The secret lives of strangers

Regine Cabato (The Philippine Star) - January 31, 2014 - 12:00am

Students from Ateneo and U.P. have taken on the spirit of Humans of New York’s T.M.I. confessionals and applied them to a college setting, proving that there’s strength in numbers.

MANILA, Philippines - Sonder, according the Dictionary of Obscure Sorrows, is “the realization that each random passerby is living a life as vivid and complex as your own… in which you might appear only once, as an extra sipping coffee in the background.”

“Everyone seems to be a filler in corridors, classrooms, hallways, cafeterias… With Ateneans, ang daming naglalakad diyan,” Anjo Silvoza, the Economics senior behind Humans of Ateneo, gestures down Red Brick Road, a main pathway between buildings at the Ateneo de Manila University. “Kahit anong mangyayari, hindi sila mag-uusap… There is no person to the human you’re seeing.”

Silvoza’s photo blog, humansofateneo.tumblr.com, is modeled after Humans of New York. The sensational HONY, a project by photographer Brandon Stanton, has grown to produce a bestselling book and a worldwide following. A ‘Humans of’ series followed, sprouting in India, Paris, and Tehran among other places. The blogs exhibit photos of random passersby, captioned with quotes from quick interviews.

Most recently, it’s taken local universities. Silvoza’s project hit the Internet on January 7, followed closely by Humans of Diliman, humansofdiliman.tumblr.com, ten days later.

Behind the lens

“I’m really a shy guy,” Silvoza confesses, who says that he usually goes around with his camera looking for people who seem like they’re not busy. “I just tell the person about my project… I’ll say (that) I want to get to know people’s stories behind the faces.”

While Silvoza’s is a solo project, the administrators behind Humans of Diliman are a set of applicants for the UP Communication Research Society.

“We needed a good project with a communication research aspect for our batch (application),” explains Marlina Carlos, batch applicant head. “Diliman is very diverse when it comes to the members of the community… we really wanted to capture that.”

Apart from students, the site has featured personnel, joggers, and even the renowned Zorro. Carlos adds that Diliman also houses villages, so residents get featured on the page.

Although Ateneo has a smaller population, Silvoza says it is still diverse. He adds that there’s a “stigma” attached to Ateneans, a stereotype — but their answers could surprise.

“I don’t ask (the subjects) to pose,” he explains. “I really studied what Humans of New York did, and the main thing that makes (it) stand out is it’s raw. It captures raw emotions, raw feelings, raw everything… I just want it to be raw.”

The approach is not too different from Humans of Diliman. “We don’t look for someone who looks (a certain way),” says Carlos. “We just approach random people. We really wanted to maintain that random aspect, so it’s very reflective, representative of the community.”

Campus stroll

At UP Diliman, we set to shoot around the Academic Oval with Bettina Someros, Joline Guevarra, Jamie Loristo, and photographer Oriel Nazareno. Someros tells me that it’s their favorite spot, if they aren’t passing by the colleges.

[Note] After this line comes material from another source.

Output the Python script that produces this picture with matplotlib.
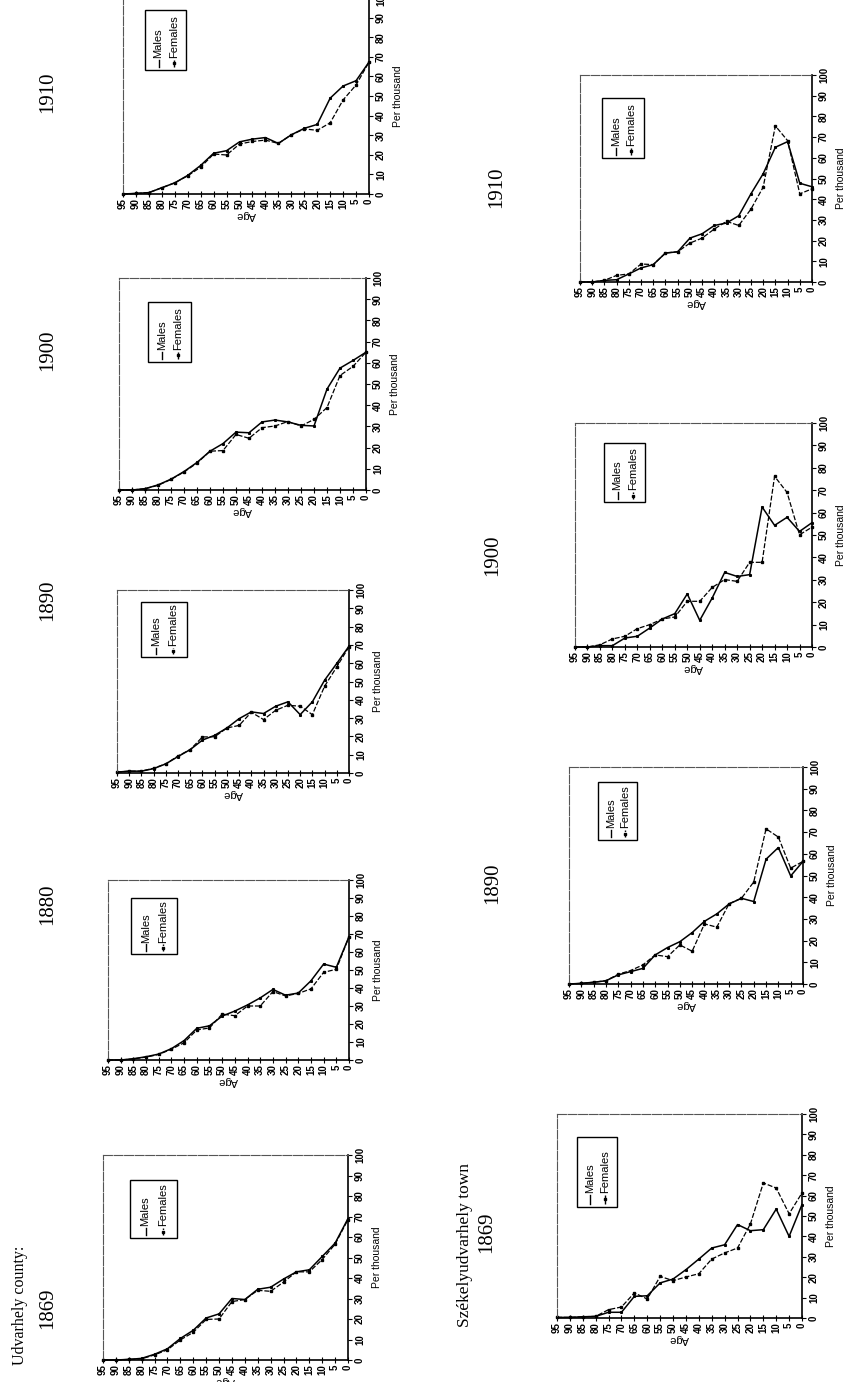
import matplotlib
matplotlib.use("Agg")
import matplotlib.pyplot as plt
from matplotlib.lines import Line2D
from matplotlib.patches import Rectangle
from matplotlib import font_manager

W, H = 858, 1382

# age groups, read left to right on every panel
ages = [95, 90, 85, 80, 75, 70, 65, 60, 55, 50, 45, 40, 35, 30, 25, 20, 15, 10, 5, 0]
age_labels = [str(a) for a in ages]
per_ticks = list(range(0, 101, 10))

# Udvarhely county, per thousand
county_1869_m = [0, 0, 0.3, 0.8, 2.8, 5.5, 10.5, 14.5, 20.5, 22.5, 30, 29.5, 34.5, 35.5, 39.5, 43, 44, 50.5, 57, 69]
county_1869_f = [0, 0, 0.3, 0.6, 2.5, 5, 9.8, 13.5, 19.8, 20, 28.5, 29.5, 34, 33.5, 38, 43, 43, 49, 56.5, 68.5]
county_1880_m = [0, 0, 0.7, 1.8, 3.3, 6.3, 10.8, 17.6, 19, 24.4, 27.2, 30.6, 34.5, 39.2, 36, 37.2, 44, 53.3, 51.5, 68.5]
county_1880_f = [0, 0, 0.6, 1.6, 3.1, 6, 9.6, 16.7, 17.8, 25.5, 24.6, 30, 30, 38, 35.6, 37, 39.5, 48.7, 50.4, 68.5]
county_1890_m = [0.5, 1, 1, 2.4, 5, 9, 12.8, 18, 20.6, 24.6, 29.7, 33.4, 32.5, 36.5, 38.9, 31.9, 38.9, 50.7, 59.9, 69.3]
county_1890_f = [0.5, 1, 1, 2.6, 5, 9.3, 12.8, 19.7, 19.8, 24.6, 26, 33.2, 29.2, 34.3, 37, 36.5, 31.9, 47.4, 58, 69]
county_1900_m = [0, 0, 0.6, 2.4, 5.1, 8.7, 13, 18.3, 21.9, 27.3, 27, 32.1, 33, 32.1, 30.5, 30.2, 47.6, 57.5, 61.1, 65]
county_1900_f = [0, 0, 0.6, 2.2, 5, 8.5, 12.7, 18.3, 18.6, 26.2, 24.4, 29.4, 30.2, 32.3, 30.2, 33.3, 38.9, 54, 58.3, 65]
county_1910_m = [0, 0.3, 0.7, 3.2, 5.7, 9.5, 14.6, 20.8, 22.1, 26.6, 28, 28.8, 25.8, 30.2, 33.5, 35.5, 48.9, 55.1, 57.8, 67.3]
county_1910_f = [0, 0.3, 0.7, 3.2, 5.7, 9.3, 13.7, 20.4, 19.9, 25.5, 26.8, 27.5, 25.8, 30.2, 33.2, 32.5, 36.3, 48, 55.6, 67.3]

# Székelyudvarhely town, per thousand
town_1869_m = [0.3, 0.3, 0.6, 0.8, 2.8, 2.8, 10.6, 10.9, 17.2, 19.1, 23.7, 28.9, 34.3, 35.9, 45.8, 42.8, 43.3, 53.4, 40, 55.6]
town_1869_f = [0.3, 0.3, 0.6, 0.8, 4.1, 5.4, 12.3, 9.3, 20.4, 18.3, 20.1, 21.7, 28.9, 31.9, 34.3, 46.1, 66.2, 63.7, 51.1, 61.3]
town_1890_m = [0, 0.3, 0.8, 1.5, 4.2, 5.7, 7.2, 13.4, 16.8, 19.5, 23.7, 28.9, 32.3, 36.9, 39.5, 38, 57.5, 62.9, 49.8, 56.5]
town_1890_f = [0, 0.3, 0.8, 1.5, 4.5, 6.2, 8.8, 13.4, 12.6, 18, 15.1, 27.7, 26.2, 37, 39.5, 47, 71.5, 67.7, 53.4, 56.5]
town_1900_m = [0, 0, 0.6, 0.6, 4, 4.8, 8.5, 12.5, 14.9, 23.7, 11.9, 21.9, 33.3, 31.5, 32.3, 62.5, 54.3, 57.9, 51.6, 55.5]
town_1900_f = [0, 0, 1, 3.6, 4.8, 8.2, 10, 12.5, 13.4, 20.4, 20.4, 26.6, 30.1, 29.3, 37.8, 37.8, 76.2, 69, 50.1, 53.5]
town_1910_m = [0, 0, 0.8, 1.1, 3.9, 6.8, 8.4, 14, 14.6, 21.2, 23.3, 27.3, 28.5, 32, 42.6, 52.3, 65.1, 67.8, 47.7, 46]
town_1910_f = [0, 0, 0.8, 3.2, 3.9, 8.7, 8.4, 14, 14.6, 18.8, 21.2, 25.6, 29.3, 27.3, 35.2, 45.8, 75.4, 68.3, 42.6, 45]

installed = {f.name for f in font_manager.fontManager.ttflist}
SANS = [f for f in ["Liberation Sans Narrow", "Liberation Sans", "DejaVu Sans"] if f in installed]
SERIF = [f for f in ["Liberation Serif", "DejaVu Serif"] if f in installed]

fig = plt.figure(figsize=(W / 100, H / 100), dpi=100)


def fx(x):
    return x / W


def fy(y):
    return 1 - y / H


def draw_legend(box):
    x0, y0, x1, y1 = box
    w, h = x1 - x0, y1 - y0
    fig.add_artist(Rectangle((fx(x0), fy(y1)), w / W, h / H, transform=fig.transFigure,
                             fill=False, ec="black", lw=1.0))
    entries = [(0.33, "Males", "-", "none"), (0.70, "Females", (0, (3, 1)), "s")]
    for frac, name, ls, mk in entries:
        cx = fx(x0 + frac * w)
        ys = [fy(y1 - 0.05 * h), fy(y1 - 0.11 * h), fy(y1 - 0.17 * h)]
        fig.add_artist(Line2D([cx] * 3, ys, transform=fig.transFigure, color="black",
                              lw=1.0, ls=ls, marker=mk, ms=1.8, markevery=[1]))
        fig.text(cx, fy(y1 - 0.2 * h), name, rotation=90, ha="center", va="bottom",
                 fontsize=8, family=SANS)


def draw_panel(box, males, females, legend_box):
    L, T, R, B = box
    ax = fig.add_axes([fx(L), fy(B), (R - L) / W, (B - T) / H])
    ax.plot(ages, males, color="black", lw=1.1, marker="s", ms=1.2, clip_on=False)
    ax.plot(ages, females, color="black", lw=0.9, ls=(0, (4, 1.5)), marker="s", ms=1.7, clip_on=False)
    ax.set_xlim(95, 0)
    ax.set_ylim(0, 100)
    ax.set_xticks(ages)
    ax.set_xticklabels(age_labels, rotation=90, fontsize=7, fontweight="bold", family=SANS)
    ax.yaxis.tick_right()
    ax.yaxis.set_label_position("right")
    ax.set_yticks(per_ticks)
    ax.set_yticklabels([str(v) for v in per_ticks], rotation=90, va="center",
                       fontsize=7, fontweight="bold", family=SANS)
    ax.set_ylabel("Per thousand", fontsize=7.5, family=SANS, labelpad=5)
    ax.set_xlabel("Age", rotation=180, fontsize=8, family=SANS, labelpad=1)
    ax.tick_params(axis="x", direction="inout", length=4, width=0.8, pad=1)
    ax.tick_params(axis="y", direction="out", length=3, width=0.8, pad=2)
    for s in ["top", "left"]:
        ax.spines[s].set_linewidth(0.8)
        ax.spines[s].set_color("#555555")
        ax.spines[s].set_linestyle((0, (8, 1.5)))
    for s in ["right", "bottom"]:
        ax.spines[s].set_linewidth(1.2)
    draw_legend(legend_box)
    return ax


# panels: axes box (left, top, right, bottom px), legend box (same order)
panels = [
    ((103, 1155, 348, 1360), county_1869_m, county_1869_f, (130, 1180, 177, 1238)),
    ((108, 880, 349, 1060), county_1880_m, county_1880_f, (131, 898, 177, 954)),
    ((117, 590, 349, 773), county_1890_m, county_1890_f, (141, 602, 187, 657)),
    ((119, 278, 366, 490), county_1900_m, county_1900_f, (148, 302, 191, 362)),
    ((123, -2, 369, 194), county_1910_m, county_1910_f, (145, 10, 186, 70)),
    ((557, 1114, 802, 1318), town_1869_m, town_1869_f, (577, 1137, 617, 1207)),
    ((569, 767, 803, 984), town_1890_m, town_1890_f, (598, 782, 637, 840)),
    ((575, 423, 812, 647), town_1900_m, town_1900_f, (604, 443, 645, 502)),
    ((580, 75, 812, 282), town_1910_m, town_1910_f, (602, 98, 644, 158)),
]
for box, m, f, lb in panels:
    draw_panel(box, m, f, lb)

# section and year headings (rotated like the scanned page)
titles = [
    ("Udvarhely county:", 20, 1305, 11.5),
    ("1869", 48, 1308, 15),
    ("1880", 48, 904, 15),
    ("1890", 48, 600, 15),
    ("1900", 48, 350, 15),
    ("1910", 48, 92, 15),
    ("Székelyudvarhely town", 465, 1245, 12.5),
    ("1869", 487, 1232, 15),
    ("1890", 493, 883, 15),
    ("1900", 493, 555, 15),
    ("1910", 497, 187, 15),
]
for txt, x, y, size in titles:
    fig.text(fx(x), fy(y), txt, rotation=90, ha="center", va="center", fontsize=size, family=SERIF)

fig.savefig("out.png", dpi=100)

Sure enough, we bump into actress Candy Pangilinan, who’s jogging with her son. We run into another mother and son pair, picnicking at Sunken Garden.

Mary Grace Espinosa says she’s heard of Humans of Diliman already, laughing. “This is our bonding time,” she tells the team in Filipino, adding that they always watch the Frisbee players who practice in the area. “So I bought him a Frisbee, because he wanted to be like them.”

Her son, Dean, wants to be a lot of things — depending on what he’s watching. “Lately, he wanted to be a secret agent,” she chuckles. “(When he was) two years old, we were amused because he wanted to be mayor, but only of Marikina.”

In Ateneo, a student tells Silvoza that he believes he is overcommitted. It is interesting, listening to people open up to someone they don’t know. And in some ways, it must be relieving.

“My personal favorite (story) is the guard of (Manuel V. Pangilinan Building),” Silvoza shares. “After doing the interview, I found out na he came from (a) sobrang lalim na past, sobrang bigat na history… People wouldn’t really look to learn a life lesson from a security guard… They’d look to teachers, they’d look to professors. People wouldn’t look to the common ordinary man for a piece of advice about life.”

Don’t be a stranger

“The biggest question for me is—I’m graduating in two months,” says Silvoza, adding he’s not sure how to continue the blog. He shrugs. “I’m not really a future guy anyway. So in my head, I’ll shoot as many people as I can while I’m here… until it lasts.”

Humans of Diliman, on the other hand, will be up and running for a while, after hitting more than thousand likes in its first week. “It feels really good to be able to put their story (up), for the world to see, for everyone to see,” says Carlos.

In the end, both ends say, people are three-dimensional. They’re characters.

“I would love to get to know other people,” says Silvoza. “I wanna know what you can teach me, what I can learn from you.”

He wants, he says, to take out “strange in stranger.”